You must see this place!

Thursday, February 9, 2012


The village of Actinolite (formerly known as Troy, then Bridgewater) is an amazing spot - I wonder how often it escapes peoples' notice completely when their GPS hustles them past, around the curve heading for Highway 7 and points east or west. John Hopkins did a great job of slowing us down to have a look at the village in the fall issue of Country Roads magazine.

A novel I like a lot, The Imperialist by Sara Jeannette Duncan, captures the mood of the day (granted it's set a bit later in the century) -  the idealism and ambition of the early industrialists, speculators and politicians - the nation-builders.
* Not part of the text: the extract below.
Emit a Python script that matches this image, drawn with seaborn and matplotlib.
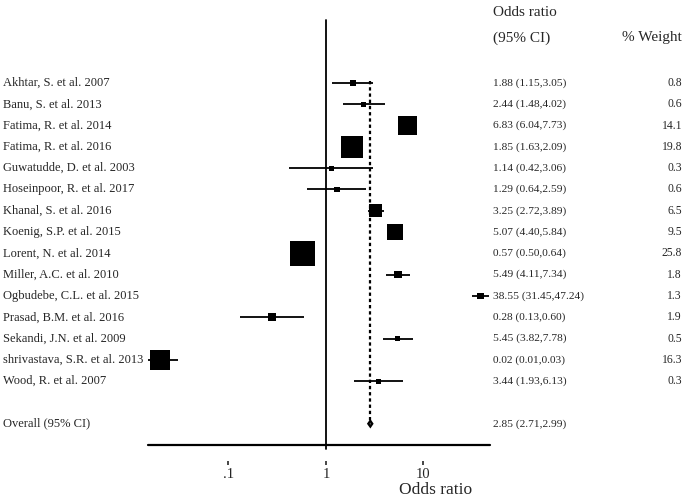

Troy/Bridgewater (and neighbouring Flinton) owed its existence to the creativity and energy of one Billa Flint, whose life and work is the stuff of legends. The Ontario Heritage Trust plaque in front of the famous 1865 white marble church he endowed summarizes the amazing business and political career of the man. The vision, the drive, the enormity of the task - creating a bustling industrial settlement in the forested wilderness - is almost more than our modern minds can grasp. So much work in the creating, then people had to cope with the almost complete destruction of the town by fire in 1889.

I believe I read somewhere that Billa Flint laid the cornerstone for the 1861 white marble school-house in the village. It is said that he had 6 weeks of school before he quit to go to work at 11, on the way to creating his town and his legend.  

This wonderful stone house with the distinctive mortar and trellis verandah, is associated with the Roberts family, who owned stores and other enterprises in the day.